November 23, 2024
Guerre del golfo 1991/2016. Era in gioco non il Kuwait ma la leadership del mondo post-bipolare
Il mondo era cambiato, doveva cambiare o forse, più propriamente, stava cambiando. Nessuno poteva dire con certezza come sarebbe cambiato. Il 1989 era alle spalle. La simbologia del Muro riempiva l’immaginario. Il violoncello di Mstislav Rostropovich era risuonato a Berlino sull’antico confine. Bush pensava a come gestire in futuro le alleanze della guerra fredda. Gorbaciov tentava di salvare i resti dell’Unione Sovietica. Fu necessario un azzardo di Saddam Hussein, considerato un satrapo di provincia e quindi manipolabile, per accelerare l’ora della verità sul bipolarismo, sull’Onu, sull’Europa e sul Sud del mondo rappresentato intanto dall’Iraq e dal Medio Oriente.

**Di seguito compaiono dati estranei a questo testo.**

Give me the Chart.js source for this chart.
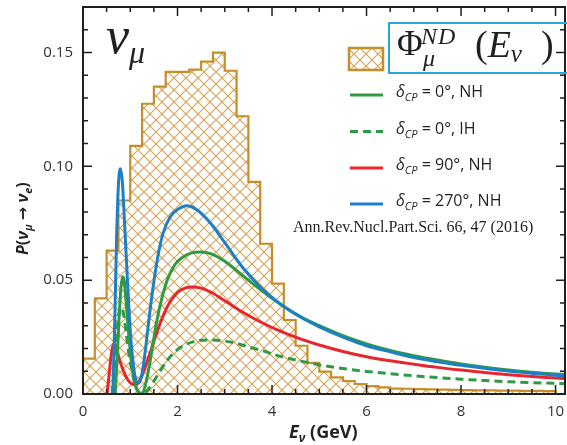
<!DOCTYPE html>
<html>
<head>
<meta charset="utf-8">
<script src="https://cdn.jsdelivr.net/npm/chart.js@4.4.1/dist/chart.umd.min.js"></script>
<style>
  html, body { margin: 0; padding: 0; background: #fff; }
</style>
</head>
<body>
<canvas id="chart" width="567" height="445"></canvas>
<script>
// ND muon-neutrino flux, 0.25 GeV bins starting at 0
const fluxBinStart = 0;
const fluxBinWidth = 0.25;
const fluxHeights = [
  0.0155, 0.042, 0.063, 0.085, 0.109, 0.1275, 0.135, 0.1415, 0.1415, 0.1425,
  0.146, 0.150, 0.142, 0.122, 0.0932, 0.066, 0.0485, 0.0325, 0.0212, 0.0137,
  0.0098, 0.0073, 0.0057, 0.0044, 0.0035, 0.0029, 0.0024, 0.0023, 0.0021, 0.0020,
  0.0019, 0.0018, 0.0017, 0.0016, 0.0016, 0.0015, 0.0015, 0.0014, 0.0014, 0.0013,
];

// P(nu_mu -> nu_e) curves, energies in GeV
const nh0E = [0.68, 0.72, 0.76, 0.80, 0.84, 0.87, 0.91, 0.96, 1.02, 1.08, 1.14, 1.20, 1.26, 1.32, 1.40, 1.48, 1.57, 1.68, 1.80, 1.95, 2.10, 2.30, 2.50, 2.70, 3.00, 3.40, 3.80, 4.20, 4.60, 5.00, 5.50, 6.00, 6.50, 7.00, 7.50, 8.00, 8.50, 9.00, 9.50, 10.0, 10.4];
const nh0P = [0.000, 0.014, 0.032, 0.046, 0.0515, 0.050, 0.041, 0.028, 0.015, 0.0065, 0.002, 0.0003, 0.0003, 0.004, 0.012, 0.022, 0.033, 0.043, 0.051, 0.057, 0.060, 0.0620, 0.0624, 0.0617, 0.0583, 0.0517, 0.0451, 0.0391, 0.0340, 0.0300, 0.0256, 0.0220, 0.0191, 0.0168, 0.0149, 0.0132, 0.0118, 0.0106, 0.0096, 0.0088, 0.0083];

const ih0E = [0.62, 0.66, 0.70, 0.74, 0.78, 0.82, 0.86, 0.90, 0.95, 1.00, 1.06, 1.12, 1.18, 1.24, 1.30, 1.38, 1.48, 1.60, 1.75, 1.90, 2.10, 2.35, 2.62, 2.90, 3.20, 3.50, 3.80, 4.20, 4.60, 5.00, 5.50, 6.00, 6.50, 7.00, 7.50, 8.00, 8.50, 9.00, 9.50, 10.0, 10.4];
const ih0P = [0.000, 0.010, 0.022, 0.032, 0.0375, 0.038, 0.035, 0.029, 0.021, 0.014, 0.0075, 0.003, 0.0008, 0.0001, 0.0005, 0.002, 0.005, 0.009, 0.0138, 0.0177, 0.0210, 0.0230, 0.0237, 0.0235, 0.0225, 0.0207, 0.0190, 0.0164, 0.0145, 0.0128, 0.0112, 0.0099, 0.0089, 0.0080, 0.0072, 0.0065, 0.0059, 0.0054, 0.0050, 0.0047, 0.0045];

const nh90E = [0.51, 0.55, 0.59, 0.63, 0.67, 0.72, 0.78, 0.85, 0.92, 0.99, 1.05, 1.11, 1.17, 1.24, 1.32, 1.42, 1.53, 1.65, 1.80, 1.95, 2.10, 2.30, 2.50, 2.70, 3.00, 3.40, 3.80, 4.20, 4.60, 5.00, 5.50, 6.00, 6.50, 7.00, 7.50, 8.00, 8.50, 9.00, 9.50, 10.0, 10.4];
const nh90P = [0.000, 0.008, 0.016, 0.021, 0.022, 0.019, 0.0145, 0.0105, 0.0072, 0.0052, 0.0043, 0.0040, 0.0048, 0.0075, 0.012, 0.018, 0.025, 0.032, 0.039, 0.0435, 0.0460, 0.0470, 0.0465, 0.0448, 0.0410, 0.0357, 0.0312, 0.0274, 0.0242, 0.0215, 0.0187, 0.0164, 0.0146, 0.0131, 0.0117, 0.0105, 0.0094, 0.0085, 0.0077, 0.0070, 0.0066];

const nh270E = [0.63, 0.67, 0.71, 0.75, 0.79, 0.83, 0.88, 0.94, 1.00, 1.07, 1.13, 1.18, 1.24, 1.30, 1.38, 1.47, 1.58, 1.70, 1.85, 2.00, 2.20, 2.40, 2.70, 3.00, 3.40, 3.80, 4.20, 4.60, 5.00, 5.50, 6.00, 6.50, 7.00, 7.50, 8.00, 8.50, 9.00, 9.50, 10.0, 10.4];
const nh270P = [0.000, 0.030, 0.068, 0.092, 0.099, 0.094, 0.075, 0.050, 0.028, 0.012, 0.0055, 0.0048, 0.008, 0.016, 0.030, 0.045, 0.060, 0.071, 0.078, 0.081, 0.0827, 0.081, 0.0750, 0.0665, 0.0550, 0.0460, 0.0392, 0.0338, 0.0295, 0.0250, 0.0212, 0.0185, 0.0160, 0.0142, 0.0126, 0.0113, 0.0101, 0.0091, 0.0082, 0.0077];

const xTickValues = [0, 2, 4, 6, 8, 10];
const yTickValues = [0, 0.05, 0.10, 0.15];
const xMinorStep = 0.5;
const yMinorStep = 0.01;

const legendItems = [
  { label: " = 0°, NH", color: "#2d9a44", dash: [] },
  { label: " = 0°, IH", color: "#2d9a44", dash: [8, 5] },
  { label: " = 90°, NH", color: "#e8262d", dash: [] },
  { label: " = 270°, NH", color: "#1d7fc6", dash: [] },
];

const FLUX_COLOR = "#c68e2b";
const SANS = "'Open Sans', 'DejaVu Sans', sans-serif";
const SERIF = "'Liberation Serif', 'DejaVu Serif', serif";

const canvas = document.getElementById("chart");
const ctx = canvas.getContext("2d");

function hatchPattern() {
  const tile = document.createElement("canvas");
  tile.width = 12;
  tile.height = 12;
  const t = tile.getContext("2d");
  t.strokeStyle = "#d4a154";
  t.lineWidth = 1.1;
  t.beginPath();
  t.moveTo(-2, -2); t.lineTo(14, 14);
  t.moveTo(14, -2); t.lineTo(-2, 14);
  t.stroke();
  return ctx.createPattern(tile, "repeat");
}
const hatch = hatchPattern();

function zipPoints(xs, ys) {
  return xs.map((x, i) => ({ x, y: ys[i] }));
}

function fluxPoints() {
  const pts = fluxHeights.map((h, i) => ({ x: fluxBinStart + i * fluxBinWidth, y: h }));
  const end = fluxBinStart + fluxHeights.length * fluxBinWidth;
  pts.push({ x: end, y: fluxHeights[fluxHeights.length - 1] });
  pts.push({ x: end, y: 0 });
  return pts;
}

function curve(xs, ys, item, order) {
  return {
    data: zipPoints(xs, ys),
    borderColor: item.color,
    borderDash: item.dash,
    borderWidth: 3,
    pointRadius: 0,
    fill: false,
    cubicInterpolationMode: "monotone",
    order,
  };
}

// text pieces: [text, font, dy]
function drawRun(c, x, y, pieces) {
  for (const [text, font, dy] of pieces) {
    c.font = font;
    c.fillText(text, x, y + (dy || 0));
    x += c.measureText(text).width;
  }
  return x;
}

function drawTicks(c, area, xs, ys) {
  const drawX = (v, len) => {
    const px = xs.getPixelForValue(v);
    c.moveTo(px, area.bottom); c.lineTo(px, area.bottom - len);
    c.moveTo(px, area.top); c.lineTo(px, area.top + len);
  };
  const drawY = (v, len) => {
    const py = ys.getPixelForValue(v);
    c.moveTo(area.left, py); c.lineTo(area.left + len, py);
    c.moveTo(area.right, py); c.lineTo(area.right - len, py);
  };
  c.beginPath();
  for (let i = 0; i * xMinorStep <= xs.max + 1e-9; i++) {
    const v = i * xMinorStep;
    drawX(v, xTickValues.some((t) => Math.abs(t - v) < 1e-9) ? 9 : 5);
  }
  for (let i = 0; i * yMinorStep <= ys.max + 1e-9; i++) {
    const v = i * yMinorStep;
    drawY(v, yTickValues.some((t) => Math.abs(t - v) < 1e-9) ? 9 : 5);
  }
  c.stroke();
}

const decorations = {
  id: "decorations",
  afterDraw(chart) {
    const c = chart.ctx;
    const area = chart.chartArea;
    const xs = chart.scales.x;
    const ys = chart.scales.y;
    c.save();

    // frame and inward ticks
    c.strokeStyle = "#231f20";
    c.lineWidth = 2;
    c.strokeRect(area.left, area.top, area.right - area.left, area.bottom - area.top);
    c.lineWidth = 1.5;
    drawTicks(c, area, xs, ys);

    c.fillStyle = "#231f20";
    c.textBaseline = "alphabetic";

    // nu_mu tag
    drawRun(c, 106, 53, [["ν", "italic 52px " + SERIF], ["μ", "italic 32px " + SERIF, 10]]);

    // flux legend swatch and formula box
    c.fillStyle = hatch;
    c.fillRect(349, 48, 34, 22);
    c.strokeStyle = FLUX_COLOR;
    c.lineWidth = 2.5;
    c.strokeRect(349, 48, 34, 22);
    c.strokeStyle = "#2aa6df";
    c.lineWidth = 2;
    c.strokeRect(389, 23, 200, 50);
    c.fillStyle = "#231f20";
    c.font = "35px " + SERIF;
    c.fillText("Φ", 397, 55);
    c.font = "italic 24px " + SERIF;
    c.fillText("N", 421, 44);
    c.fillText("D", 438, 44);
    c.fillText("μ", 423, 66);
    drawRun(c, 475, 57, [
      ["(", "38px " + SERIF],
      ["E", "italic 38px " + SERIF],
      ["ν", "italic 25px " + SERIF, 5],
    ]);
    c.font = "38px " + SERIF;
    c.fillText(")", 541, 57);

    // curve legend
    const rows = [95, 131.5, 168, 204];
    legendItems.forEach((item, i) => {
      c.strokeStyle = item.color;
      c.lineWidth = 3;
      c.setLineDash(item.dash);
      c.beginPath();
      c.moveTo(350, rows[i]);
      c.lineTo(383, rows[i]);
      c.stroke();
      c.setLineDash([]);
      c.fillStyle = "#231f20";
      drawRun(c, 396, rows[i] + 2, [
        ["δ", "italic 16px " + SANS],
        ["CP", "italic 11px " + SANS, 4],
        [item.label, "16px " + SANS],
      ]);
    });

    c.font = "16px " + SERIF;
    c.fillText("Ann.Rev.Nucl.Part.Sci. 66, 47 (2016)", 293, 232);

    // axis titles
    drawRun(c, 289, 438, [
      ["E", "bold italic 18px " + SANS],
      ["ν", "bold italic 12px " + SANS, 4],
      [" (GeV)", "bold 18px " + SANS],
    ]);
    c.save();
    c.translate(28, 255);
    c.rotate(-Math.PI / 2);
    drawRun(c, 0, 0, [
      ["P", "bold italic 16px " + SANS],
      ["(", "bold 16px " + SANS],
      ["ν", "bold italic 16px " + SANS],
      ["μ", "bold italic 11px " + SANS, 4],
      [" → ", "bold 16px " + SANS],
      ["ν", "bold italic 16px " + SANS],
      ["e", "bold italic 11px " + SANS, 4],
      [")", "bold 16px " + SANS],
    ]);
    c.restore();

    c.restore();
  },
};

new Chart(ctx, {
  type: "line",
  data: {
    datasets: [
      curve(nh270E, nh270P, legendItems[3], 1),
      curve(nh0E, nh0P, legendItems[0], 2),
      curve(nh90E, nh90P, legendItems[2], 3),
      curve(ih0E, ih0P, legendItems[1], 4),
      {
        data: fluxPoints(),
        stepped: "before",
        borderColor: FLUX_COLOR,
        borderWidth: 2.2,
        backgroundColor: hatch,
        fill: "origin",
        pointRadius: 0,
        order: 10,
      },
    ],
  },
  options: {
    responsive: false,
    animation: false,
    events: [],
    layout: { padding: { top: 7, right: 2, left: 0, bottom: 0 } },
    plugins: { legend: { display: false }, tooltip: { enabled: false } },
    scales: {
      x: {
        type: "linear",
        min: 0,
        max: 10.2,
        afterBuildTicks: (s) => { s.ticks = xTickValues.map((v) => ({ value: v })); },
        afterFit: (s) => {
          s.height = 51;
          s.paddingLeft = 0;
          s.paddingRight = 0;
        },
        grid: { display: false, drawTicks: false },
        border: { display: false },
        ticks: {
          padding: 9,
          maxRotation: 0,
          color: "#333",
          font: { family: SANS, size: 15 },
          callback: (v) => String(v),
        },
      },
      y: {
        min: 0,
        max: 0.17,
        afterBuildTicks: (s) => { s.ticks = yTickValues.map((v) => ({ value: v })); },
        afterFit: (s) => {
          s.width = 83;
          s.paddingTop = 0;
          s.paddingBottom = 0;
        },
        grid: { display: false, drawTicks: false },
        border: { display: false },
        ticks: {
          padding: 10,
          color: "#333",
          font: { family: SANS, size: 15 },
          callback: (v) => v.toFixed(2),
        },
      },
    },
  },
  plugins: [decorations],
});
</script>
</body>
</html>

Il colpo di mano che portò all’occupazione irachena del Kuweit nacque come un regolamento di conti fra governi arabi al termine della lunga guerra fra Iraq e Iran, lanciata da Saddam nel 1980 e chiusa nel 1988 con un nulla di fatto. Di per sé lo scontro fra Iraq e Iran era un capitolo ulteriore della storia iniziata nel VII secolo con l’espansione dell’islam e dell’arabicità verso est. La rivoluzione di Khomeini era uscita dagli schemi che parevano acquisiti introducendo la religione al posto delle ideologie mondane. All’interno della comunità musulmana, tornò d’attualità la faida fra sciiti e sunniti. L’Iraq, dove gli sciiti erano maggioranza ma con un apparato di potere tradizionalmente controllato dall’establishment civile e militare sunnita, si scoprì vulnerabile.